DATA LISTING →
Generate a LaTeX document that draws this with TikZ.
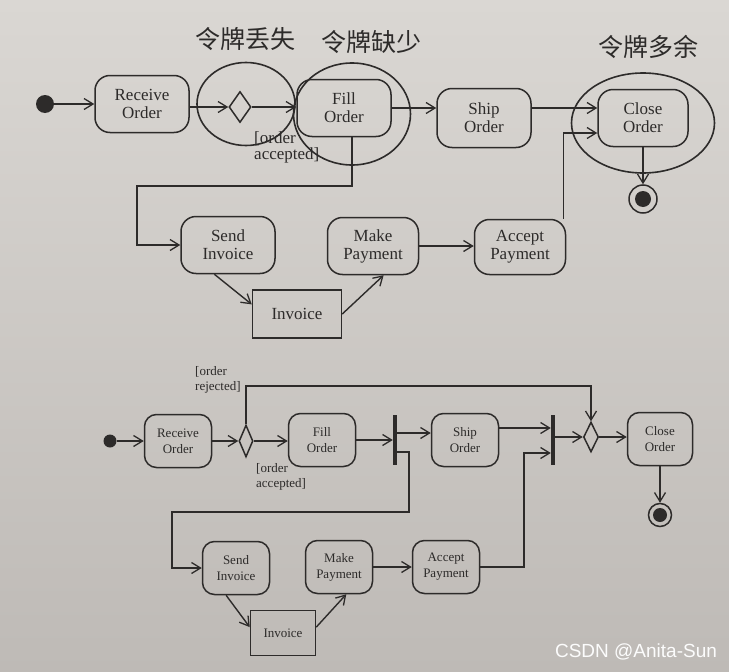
\documentclass[tikz,border=0pt]{standalone}
\usepackage{fontspec}
\setmainfont{Liberation Serif}
\newfontfamily\cjk{Noto Sans CJK SC}
\newfontfamily\wmfont{Liberation Sans}
\usetikzlibrary{arrows.meta, positioning, shapes.geometric}
\definecolor{paper}{RGB}{218,215,211}
\definecolor{paperdark}{RGB}{190,186,182}
\definecolor{ink}{RGB}{45,43,42}

\begin{document}
\begin{tikzpicture}[
    x=1pt, y=-1pt,
    every node/.style={text=ink},
    act node/.style={draw=ink, line width=1.5pt, rounded corners=15pt, align=center,
      minimum width=94pt, minimum height=57pt, inner sep=0pt,
      font=\fontsize{17}{18}\selectfont},
    small act/.style={act node, rounded corners=12pt, minimum width=67pt,
      minimum height=53pt, font=\fontsize{13}{16}\selectfont},
    obj node/.style={draw=ink, line width=1.5pt, inner sep=0pt, minimum width=89pt,
      minimum height=48pt, font=\fontsize{17}{18}\selectfont},
    dec node/.style={diamond, draw=ink, line width=1.5pt, inner sep=0pt,
      minimum width=22pt, minimum height=31pt},
    bar node/.style={fill=ink, inner sep=0pt, minimum width=4pt, minimum height=50pt},
    start node/.style={circle, fill=ink, inner sep=0pt},
    end node/.style={circle, draw=ink, line width=1.5pt, inner sep=0pt,
      path picture={\fill[ink] (path picture bounding box.center) circle (#1);}},
    end node/.default=8pt,
    ring/.style={ellipse, draw=ink, line width=1.6pt, inner sep=0pt},
    guard/.style={align=left, inner sep=0pt, anchor=north west},
    flow/.style={draw=ink, line width=1.4pt,
      -{Straight Barb[length=9pt, width=11pt, line width=1.3pt]}},
    every edge/.style={flow}
  ]
  % Background
  \shade[top color=paper, bottom color=paperdark] (0,0) rectangle (729,672);
  \useasboundingbox (0,0) rectangle (729,672);

  % Nodes, first diagram
  \node[start node, minimum size=18pt] (Start1) at (45,104) {};
  \node[act node] (Recv1) at (142,104) {Receive\\Order};
  \node[dec node] (Dec1) at (240,107) {};
  \node[act node] (Fill1) at (344,108) {Fill\\Order};
  \node[act node, minimum height=59pt] (Ship1) at (484,118) {Ship\\Order};
  \node[act node, minimum width=90pt] (Close1) at (643,118) {Close\\Order};
  \node[end node=8pt, minimum size=28pt] (End1) at (643,199) {};
  \node[act node] (Send1) at (228,245) {Send\\Invoice};
  \node[act node, minimum width=91pt] (Pay1) at (373,246) {Make\\Payment};
  \node[act node, minimum width=91pt, minimum height=55pt] (Acc1) at (520,247) {Accept\\Payment};
  \node[obj node] (Inv1) at (297,314) {Invoice};
  \node[guard, font=\fontsize{17}{16}\selectfont] (AccLbl1) at (254,132) {[order\\accepted]};
  \coordinate (Turn1) at (137,186);

  % Token rings and their labels
  \node[ring, minimum width=98pt, minimum height=83pt] (Ring1) at (246,104) {};
  \node[ring, minimum width=117pt, minimum height=102pt] (Ring2) at (352,114) {};
  \node[ring, minimum width=143pt, minimum height=100pt] (Ring3) at (643,123) {};
  \node[font=\cjk\fontsize{25}{25}\selectfont] (Lost) at (245,39) {令牌丢失};
  \node[font=\cjk\fontsize{25}{25}\selectfont] (Lack) at (371,42) {令牌缺少};
  \node[font=\cjk\fontsize{25}{25}\selectfont] (Extra) at (648,47) {令牌多余};

  % Edges, first diagram
  \draw (Start1) edge (Recv1);
  \draw (Recv1.east |- Dec1) edge (Dec1);
  \draw (Dec1) edge (Fill1.west |- Dec1);
  \draw (Fill1.east) edge (Fill1.east -| Ship1.west);
  \draw ([yshift=10pt]Ship1.east) edge ([yshift=10pt]Ship1.east -| Close1.west);
  \draw[flow] ([xshift=8pt]Fill1.south) |- (Turn1) |- (Send1.west);
  \draw[flow] ([xshift=-3pt]Acc1.north east) |- ([yshift=-15pt]Close1.west);
  \draw (Close1) edge (End1);
  \draw (Send1.245) edge (Inv1.168);
  \draw (Inv1.east) edge (Pay1.290);
  \draw (Pay1.east) edge (Pay1.east -| Acc1.west);

  % Nodes, second diagram
  \node[start node, minimum size=13pt] (Start2) at (110,441) {};
  \node[small act] (Recv2) at (178,441) {Receive\\Order};
  \node[dec node, minimum width=14pt, minimum height=32pt] (Dec2) at (246,441) {};
  \node[small act] (Fill2) at (322,440) {Fill\\Order};
  \node[bar node] (Fork2) at (395,440) {};
  \node[small act] (Ship2) at (465,440) {Ship\\Order};
  \node[bar node] (Join2) at (553,440) {};
  \node[dec node, minimum width=15pt, minimum height=30pt] (Merge2) at (591,437) {};
  \node[small act, minimum width=65pt] (Close2) at (660,439) {Close\\Order};
  \node[end node=7pt, minimum size=23pt] (End2) at (660,515) {};
  \node[small act] (Send2) at (236,568) {Send\\Invoice};
  \node[small act] (Pay2) at (339,567) {Make\\Payment};
  \node[small act] (Acc2) at (446,567) {Accept\\Payment};
  \node[obj node, minimum width=65pt, minimum height=45pt,
    font=\fontsize{13}{16}\selectfont] (Inv2) at (283,633) {Invoice};
  \node[guard, font=\fontsize{13}{15}\selectfont] (RejLbl2) at (195,366) {[order\\rejected]};
  \node[guard, font=\fontsize{13}{15}\selectfont] (AccLbl2) at (256,463) {[order\\accepted]};
  \coordinate (Turn2) at (409,512);
  \coordinate (Turn3) at (172,512);
  \coordinate (Turn4) at (524,453);
  \coordinate (Turn5) at (591,386);

  % Edges, second diagram
  \draw (Start2) edge (Recv2);
  \draw (Recv2) edge (Dec2);
  \draw (Dec2) edge (Dec2 -| Fill2.west);
  \draw (Fill2) edge (Fork2);
  \draw ([yshift=7pt]Fork2.east) edge ([yshift=7pt]Fork2.east -| Ship2.west);
  \draw[flow] ([yshift=-12pt]Fork2.east) -| (Turn2) -- (Turn3) |- (Send2.west);
  \draw ([yshift=12pt]Ship2.east) edge ([yshift=12pt]Ship2.east -| Join2.west);
  \draw[flow] (Acc2.east) -| (Turn4) -- (Turn4 -| Join2.west);
  \draw (Join2.east |- Merge2) edge (Merge2);
  \draw (Merge2) edge (Merge2 -| Close2.west);
  \draw (Close2) edge (End2);
  \draw[flow] (Dec2.north) |- (Turn5) -- (Merge2.north);
  \draw (Send2.250) edge (Inv2.170);
  \draw (Inv2.10) edge (Pay2.285);
  \draw (Pay2.east) edge (Pay2.east -| Acc2.west);

  % Watermark
  \node[text=white!93!paper, font=\wmfont\fontsize{19}{19}\selectfont] (Mark) at (636,652) {CSDN @Anita-Sun};
\end{tikzpicture}
\end{document}
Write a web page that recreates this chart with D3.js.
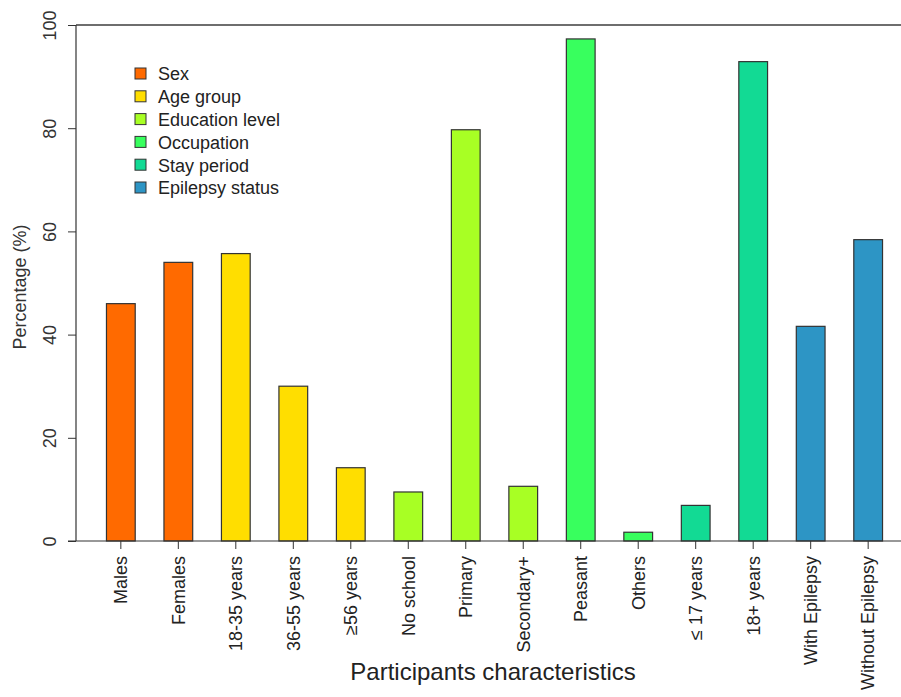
<!DOCTYPE html>
<html><head><meta charset="utf-8">
<script src="https://cdn.jsdelivr.net/npm/d3@7"></script>
<style>body{margin:0;background:#fff}svg{display:block}text{font-family:Arial,"Liberation Sans",sans-serif}</style>
</head><body><div id="chart"></div>
<script>
const categories = ["Males","Females","18-35 years","36-55 years","\u226556 years","No school","Primary","Secondary+","Peasant","Others","\u2264 17 years","18+ years","With Epilepsy","Without Epilepsy"];
const values = [46.0, 54.0, 55.7, 30.0, 14.2, 9.5, 79.7, 10.6, 97.3, 1.7, 6.9, 92.9, 41.6, 58.4];
const groupOfBar = [0,0,1,1,1,2,2,2,3,3,4,4,5,5];
const groups = ["Sex","Age group","Education level","Occupation","Stay period","Epilepsy status"];
const groupColors = ["#FF6A00","#FFDE00","#A8FF24","#38FF5E","#12DA94","#2D95C5"];
const yTicks = [0,20,40,60,80,100];

const W = 901, H = 697;
const svg = d3.select("#chart").append("svg").attr("width", W).attr("height", H);

const y = d3.scaleLinear().domain([0,100]).range([541,25]);
const x = d3.scaleBand().domain(categories).range([76, 913]).paddingInner(0.5).paddingOuter(0.53);

// frame lines
svg.append("line").attr("x1",76).attr("x2",W).attr("y1",y(100)).attr("y2",y(100)).attr("stroke","#6e6e6e").attr("stroke-width",2);
svg.append("line").attr("x1",76).attr("x2",76).attr("y1",y(100)).attr("y2",y(0)).attr("stroke","#333").attr("stroke-width",1.2);

// bars
svg.selectAll("rect.bar").data(categories).enter().append("rect")
  .attr("class","bar")
  .attr("x", d => x(d))
  .attr("width", x.bandwidth())
  .attr("y", (d,i) => y(values[i]))
  .attr("height", (d,i) => y(0) - y(values[i]))
  .attr("fill", (d,i) => groupColors[groupOfBar[i]])
  .attr("stroke", "#333").attr("stroke-width", 1.2);

// y axis
const yAxis = d3.axisLeft(y).tickValues(yTicks).tickSize(8).tickFormat(d3.format("d"));
const gy = svg.append("g").attr("transform","translate(76,0)").call(yAxis);
gy.select(".domain").remove();
gy.selectAll(".tick line").attr("stroke","#333");
gy.selectAll(".tick text")
  .attr("x", 0).attr("y", 0).attr("dy","0.35em").attr("dx", null)
  .attr("transform", "translate(-26,0) rotate(-90)")
  .attr("text-anchor","middle")
  .style("font-size","18px").attr("fill","#333");

// x axis baseline and ticks
svg.append("line").attr("x1",68).attr("x2",W).attr("y1",y(0)).attr("y2",y(0)).attr("stroke","#333").attr("stroke-width",1.2);
const xAxis = d3.axisBottom(x).tickSize(8).tickSizeOuter(0);
const gx = svg.append("g").attr("transform",`translate(0,${y(0)})`).call(xAxis);
gx.select(".domain").remove();
gx.selectAll(".tick line").attr("stroke","#333");
gx.selectAll(".tick text")
  .attr("y", 0).attr("x", 0).attr("dy","0.35em")
  .attr("transform","translate(0,15) rotate(-90)")
  .attr("text-anchor","end")
  .style("font-size","18px").attr("fill","#222");

// axis titles
svg.append("text").attr("transform",`translate(26,${(y(0)+y(100))/2 + 4}) rotate(-90)`)
  .attr("text-anchor","middle").style("font-size","18px").attr("fill","#333").text("Percentage (%)");
svg.append("text").attr("x", 493).attr("y", 680).attr("text-anchor","middle")
  .style("font-size","24px").attr("fill","#222").text("Participants characteristics");

// legend
const lg = svg.append("g");
groups.forEach((g,i) => {
  const cy = 74 + i*22.8;
  lg.append("rect").attr("x",135).attr("y",cy-6).attr("width",11).attr("height",11)
    .attr("fill",groupColors[i]).attr("stroke","#333").attr("stroke-width",1);
  lg.append("text").attr("x",158).attr("y",cy).attr("dy","0.35em")
    .style("font-size","18px").attr("fill","#222").text(g);
});
</script></body></html>
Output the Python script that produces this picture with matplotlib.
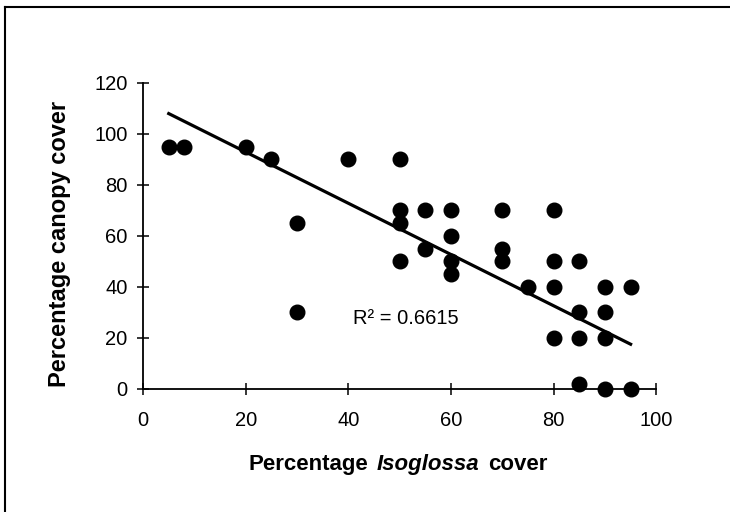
"""Scatter of canopy cover against Isoglossa cover with linear trendline."""
import matplotlib
matplotlib.use("Agg")
import matplotlib.pyplot as plt
import numpy as np
from matplotlib.lines import Line2D
from matplotlib.offsetbox import AnchoredOffsetbox, HPacker, TextArea

plt.rcParams["font.family"] = ["Liberation Sans", "DejaVu Sans"]

# data
isoglossa_cover = [5, 8, 20, 25, 30, 30, 40,
                   50, 50, 50, 50, 55, 55,
                   60, 60, 60, 60, 70, 70, 70, 75,
                   80, 80, 80, 80, 85, 85, 85, 85,
                   90, 90, 90, 90, 95, 95]
canopy_cover = [95, 95, 95, 90, 65, 30, 90,
                90, 70, 65, 50, 70, 55,
                70, 60, 50, 45, 70, 55, 50, 40,
                70, 50, 40, 20, 50, 30, 20, 2,
                40, 30, 20, 0, 40, 0]
# trendline as printed (some points overlap, so a refit differs)
trend_slope = -1.006
trend_intercept = 113.0
r2_label = "R\u00b2 = 0.6615"
x_ticks = [0, 20, 40, 60, 80, 100]
y_ticks = [0, 20, 40, 60, 80, 100, 120]

x = np.array(isoglossa_cover, dtype=float)
y = np.array(canopy_cover, dtype=float)
fit_x = np.array([x.min(), x.max()])
fit_y = trend_slope * fit_x + trend_intercept

fig = plt.figure(figsize=(7.3, 5.12), dpi=100)
ax = fig.add_axes([0.196, 0.241, 0.703, 0.597])

ax.plot(fit_x, fit_y, color="black", lw=2.3, zorder=2)
ax.plot(x, y, "o", color="black", ms=10.5, zorder=3, clip_on=False)

ax.set_xlim(0, 100)
ax.set_ylim(0, 120)
ax.set_xticks(x_ticks)
ax.set_yticks(y_ticks)
ax.spines[["top", "right"]].set_visible(False)
for s in ("left", "bottom"):
    ax.spines[s].set_linewidth(1.3)
ax.tick_params(direction="inout", length=8.5, width=1.1, labelsize=14.5)
ax.tick_params(axis="y", pad=7)
ax.tick_params(axis="x", pad=12)

ax.text(41, 27.5, r2_label, fontsize=14.5, va="center", ha="left")

# axis titles
fig.text(0.081, 0.523, "Percentage canopy cover", rotation=90,
         fontsize=17, fontweight="bold", ha="center", va="center")
parts = [
    TextArea("Percentage", textprops=dict(fontsize=16, fontweight="bold")),
    TextArea("Isoglossa", textprops=dict(fontsize=16, fontweight="bold", style="italic")),
    TextArea("cover", textprops=dict(fontsize=16, fontweight="bold")),
]
xlabel = AnchoredOffsetbox(loc="center", child=HPacker(children=parts, sep=6, pad=0),
                           bbox_to_anchor=(0.545, 0.092), bbox_transform=fig.transFigure,
                           frameon=False, pad=0, borderpad=0)
fig.add_artist(xlabel)

# scanned frame: left and top edges only
fig.add_artist(Line2D([0.007, 0.007], [0.0, 0.986], color="black", lw=1.5,
                      transform=fig.transFigure))
fig.add_artist(Line2D([0.007, 1.0], [0.986, 0.986], color="black", lw=1.5,
                      transform=fig.transFigure))

fig.savefig("out.png", dpi=100)
plt.close(fig)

TASK REQUIREMENTS →
Look through the data above. Find each line with the string "script" and copy it.

FINISHED EXERCISE →
<script src="https://cdn.jsdelivr.net/npm/d3@7"></script>
<script>
</script></body></html>
Output the Python script that produces this picture with matplotlib.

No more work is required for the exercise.